→ WRITTEN EXERCISE: Print nothing but the lines from the start of the listing below through the line that contains "const textColor = '#595959';". Do not include the pictures.

++++++++++

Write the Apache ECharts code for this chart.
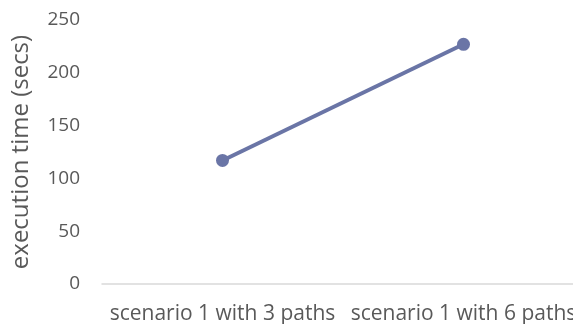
<!DOCTYPE html>
<html>
<head>
<meta charset="utf-8">
<script src="https://cdn.jsdelivr.net/npm/echarts@6/dist/echarts.min.js"></script>
<style>
  html, body { margin: 0; padding: 0; background: #ffffff; }
  #chart { width: 573px; height: 324px; }
</style>
</head>
<body>
<div id="chart"></div>
<script>
// Execution time per scenario
const categories = ['scenario 1 with 3 paths', 'scenario 1 with 6 paths'];
const executionTimes = [117, 227];
const yTicks = { min: 0, max: 250, interval: 50 };
const yTitle = 'execution time (secs)';

const chart = echarts.init(document.getElementById('chart'), null, { renderer: 'canvas' });
const fontFamily = '"Open Sans", Lato, sans-serif';
const textColor = '#595959';

chart.setOption({
  animation: false,
  backgroundColor: '#ffffff',
  grid: { left: 102, top: 20, right: -11, bottom: 40, outerBoundsMode: 'none', containLabel: false },
  xAxis: {
    type: 'category',
    data: categories,
    boundaryGap: true,
    axisLine: { show: true, lineStyle: { color: '#d9d9d9', width: 1.5 } },
    axisTick: { show: false },
    axisLabel: { color: textColor, fontSize: 21, fontFamily: fontFamily, margin: 20, interval: 0, hideOverlap: false }
  },
  yAxis: {
    type: 'value',
    min: yTicks.min,
    max: yTicks.max,
    interval: yTicks.interval,
    name: yTitle,
    nameLocation: 'middle',
    nameGap: 69,
    nameRotate: 90,
    nameTextStyle: { color: textColor, fontSize: 24, fontFamily: fontFamily },
    axisLine: { show: false },
    axisTick: { show: false },
    splitLine: { show: false },
    axisLabel: { color: textColor, fontSize: 19, fontFamily: fontFamily, margin: 22 }
  },
  series: [{
    type: 'line',
    data: executionTimes,
    symbol: 'circle',
    symbolSize: 13,
    lineStyle: { color: '#6a75a6', width: 4 },
    itemStyle: { color: '#6a75a6' }
  }]
});
</script>
</body>
</html>
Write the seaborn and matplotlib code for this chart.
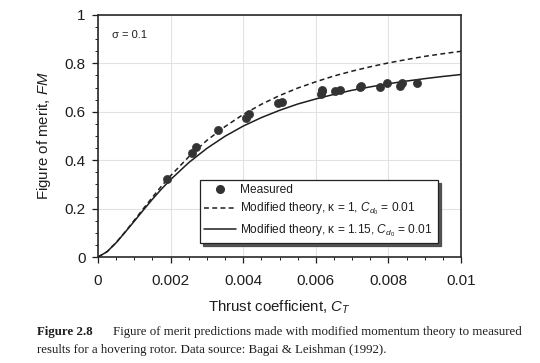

++++++++++

→ RESPONSE:
Write the Apache ECharts code for this chart.
<!DOCTYPE html>
<html>
<head>
<meta charset="utf-8">
<script src="https://cdn.jsdelivr.net/npm/echarts@6/dist/echarts.min.js"></script>
<style>
  html, body { margin: 0; padding: 0; background: #ffffff; }
  #chart { width: 573px; height: 324px; }
</style>
</head>
<body>
<div id="chart"></div>
<script>
// Execution time per scenario
const categories = ['scenario 1 with 3 paths', 'scenario 1 with 6 paths'];
const executionTimes = [117, 227];
const yTicks = { min: 0, max: 250, interval: 50 };
const yTitle = 'execution time (secs)';

const chart = echarts.init(document.getElementById('chart'), null, { renderer: 'canvas' });
const fontFamily = '"Open Sans", Lato, sans-serif';
const textColor = '#595959';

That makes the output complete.